New Zealand architect

Min Hall is a New Zealand architect and academic. She was the first female graduate in architecture at Victoria University of Wellington, in 1979. After practising in Nelson, she moved to lecturing at Unitec Institute of Technology in Auckland. She specialises in sustainable building materials such as earth and straw bales, and environmental issues in architecture. Hall is a Fellow of the New Zealand Institute of Architects.
== Biography ==

Hall was Victoria University of Wellington's first female architecture graduate, completing her Bachelor of Architecture in 1979. There had been three women in the first intake at the school, in 1975, but Hall was the only one to complete the course. Afterwards she still felt underprepared and spent time working directly on an old house of her own, worked for a Blenheim architect, and designed some shelters for the Department of Conservation. After registering as an architect in 1986, Hall then worked for Peter Beaven in Christchurch, before opening her own practice Min Hall Architects in Motueka. She was later a founding director of Arthouse Architects.

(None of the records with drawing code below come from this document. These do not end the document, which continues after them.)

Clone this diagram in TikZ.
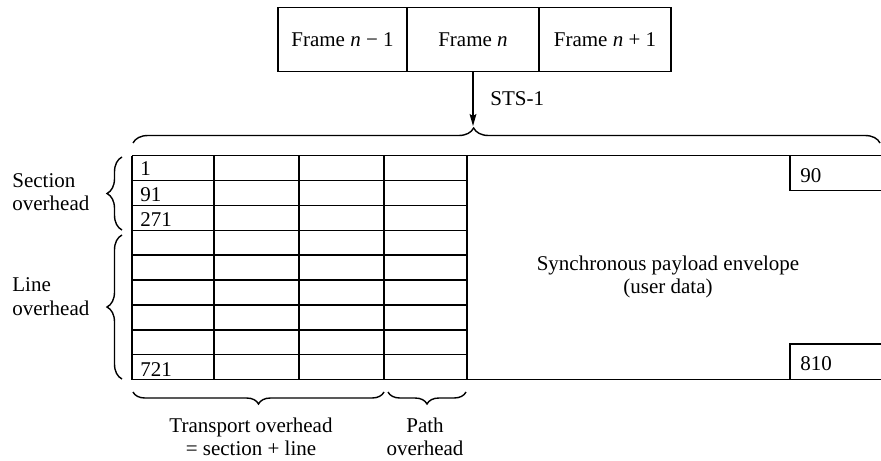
\documentclass[tikz,border=0pt]{standalone}
\usepackage{fontspec}
\setmainfont{Liberation Serif}
\usetikzlibrary{decorations.pathreplacing,arrows.meta}
\newcommand\figfs{\fontsize{10.5}{11.7}\selectfont}
\begin{document}
\begin{tikzpicture}[x=0.5pt,y=-0.5pt,
  ln/.style={line width=0.7pt},
  framebox/.style={draw,line width=0.7pt,minimum height=32.2pt,inner sep=0pt,outer sep=0pt,font=\figfs},
  lbl/.style={inner sep=0pt,font=\figfs},
  bracedec/.style={decorate,line width=0.7pt,decoration={brace,amplitude=#1}},
]
\useasboundingbox (0,0) rectangle (881,460);
% frames
\node[framebox,minimum width=64.5pt] (f1) at (342.5,39.5) {Frame \textit{n} − 1};
\node[framebox,minimum width=66pt] (f2) at (473,39.5) {Frame \textit{n}};
\node[framebox,minimum width=66pt] (f3) at (605,39.5) {Frame \textit{n} + 1};
\coordinate (tip) at (473,126);
\draw[ln,-{Stealth[length=6pt,width=3.4pt,inset=1pt]}] (f2.south) -- (tip);
\node[lbl,anchor=west] (sts) at (490,99) {STS-1};
% top brace
\draw[ln,decorate,decoration={brace,amplitude=7.5pt,aspect=0.456}] (133,143) -- (880,143);
% grid
\draw[ln] (132,155.5) -- (881,155.5);
\draw[ln] (132,379.6) -- (881,379.6);
\draw[ln] (132,155.5) -- (132,379.6);
\foreach \x in {214,299,384,467} \draw[ln] (\x,155.5) -- (\x,379.6);
\foreach \k in {1,...,8} \draw[ln] (132,{155.5+\k*24.9}) -- (467,{155.5+\k*24.9});
\draw[ln] (790,155.5) -- (790,190.7) -- (881,190.7);
\draw[ln] (790,379.6) -- (790,344) -- (881,344);
% cell labels
\node[lbl,anchor=base west] (c1) at (140,175.5) {1};
\node[lbl,anchor=base west] (c91) at (140,201) {91};
\node[lbl,anchor=base west] (c271) at (140,226) {271};
\node[lbl,anchor=base west] (c721) at (140,376.5) {721};
\node[lbl,anchor=base west] (c90) at (800,182) {90};
\node[lbl,anchor=base west] (c810) at (800,370) {810};
\node[lbl,align=center] (spe) at (668,277) {Synchronous payload envelope\\(user data)};
% left braces
\draw[bracedec=7.5pt] (122,230) -- (122,157);
\draw[bracedec=7.5pt] (122,379) -- (122,235);
\node[lbl,align=left,anchor=west] (sec) at (12,192) {Section\\overhead};
\node[lbl,align=left,anchor=west] (lin) at (12,296.5) {Line\\overhead};
% bottom braces
\draw[bracedec=6pt] (384,392) -- (133,392);
\draw[bracedec=6pt] (466,392) -- (388,392);
\node[lbl,align=center] (tro) at (251,437) {Transport overhead\\= section + line};
\node[lbl,align=center] (pth) at (425,437) {Path\\overhead};
\end{tikzpicture}
\end{document}
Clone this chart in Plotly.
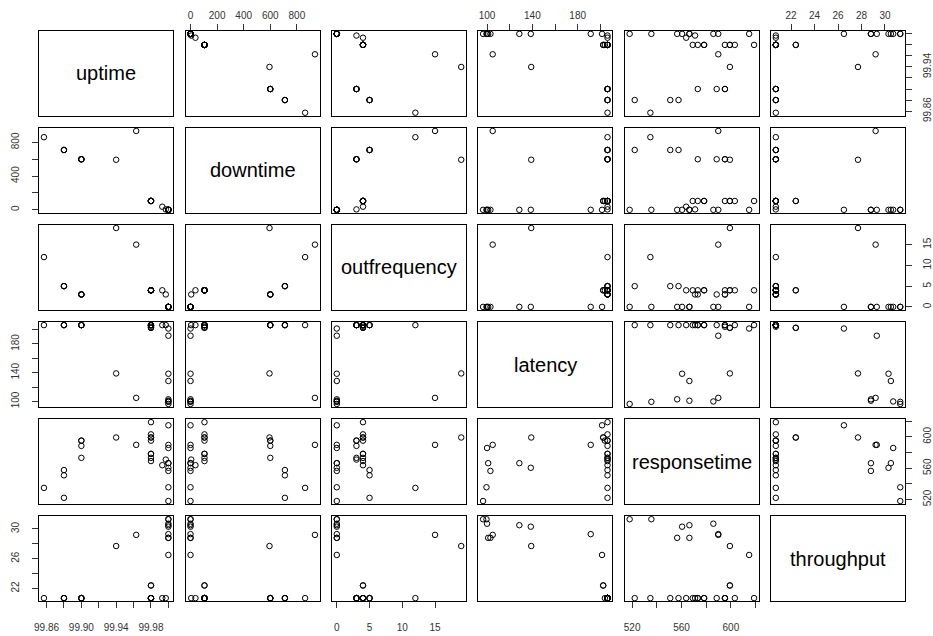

Hall's 2010 House for Tree Lovers in Golden Bay featured in the book Snapshot 500 and in Home magazine. It was awarded the Nelson Marlborough 2012 New Zealand Architecture Award and the 2012 NZIA People's Choice Award.

She completed a Master of Architecture at Victoria University of Wellington in 2012. Her thesis, supervised by Brenda Vale, was on earth and straw bales as building materials. Hall transitioned from practice to lecturing at Unitec Institute of Technology. She was the lead researcher on a project to develop a prefab building product using straw.

Hall was elected as a Fellow of the New Zealand Institute of Architects.